In 1987, Wolff began writing college introductory astronomy textbooks with astronomer David Morrison and later added Andrew Fraknoi, former Executive Officer of the Astronomical Society of the Pacific, to their team. Together, the three scholars produced "Voyages through the Universe," later also issued in two volumes as Voyages to the Stars and Galaxies and Voyages to the Planets. In 2017, the three of them produced a free, on-line introductory textbook "Astronomy" for the non-profit OpenStax project. Other books authored by Wolff include The Boundless Universe: Astronomy in the New Age of Discovery and The A-Type Stars – Problems and Perspectives (1983).

In 2002, Wolff co-founded the Astronomy Education Review, the first online peer-reviewed astronomy journal for researchers and educators. The journal was published through the American Astronomical Society and was edited by Wolff and fellow astronomer Andrew Fraknoi.
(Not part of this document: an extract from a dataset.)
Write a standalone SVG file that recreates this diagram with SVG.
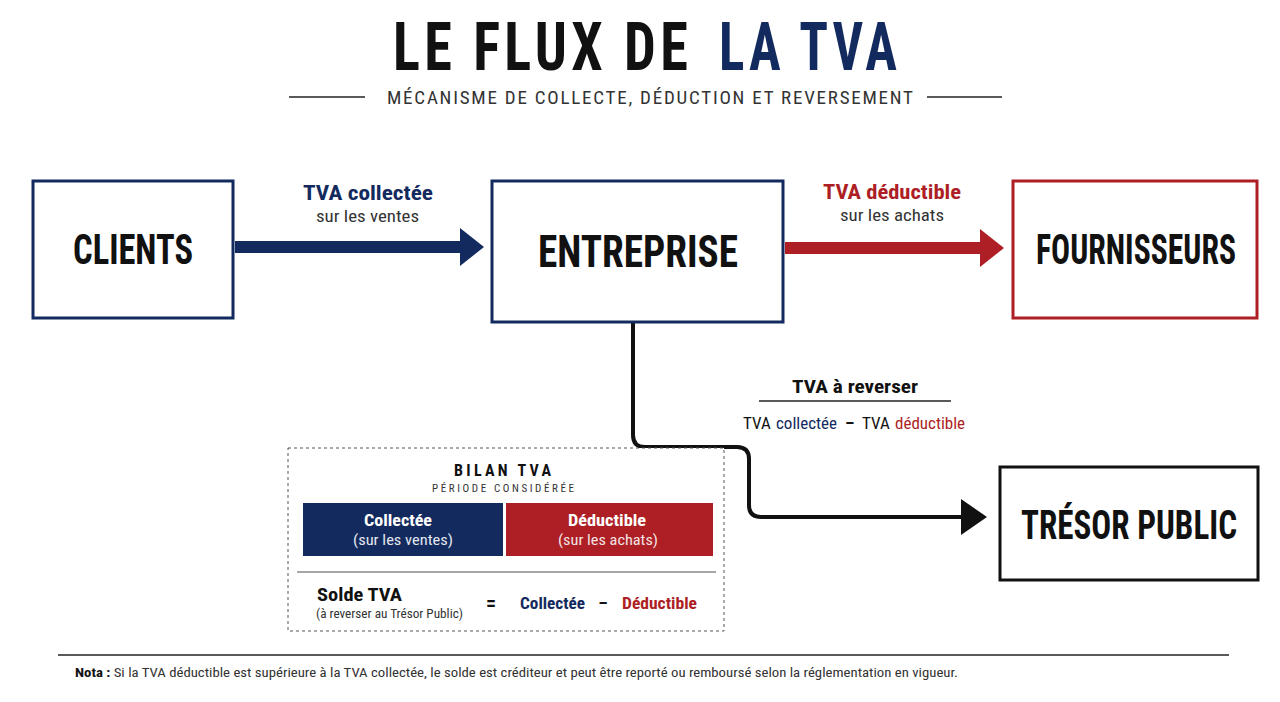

Wolff has also co-authored several proposals including a four volume proposal for the Gemini 8-Meter Telescope which took two years to complete.

== Awards and recognition ==
In 2006, the American Astronomy Society awarded Wolff with the 2006 Education Prize for her consistent dedication to astronomy and space sciences and leadership skills.

In 2020 she was elected a Legacy Fellow of the American Astronomical Society.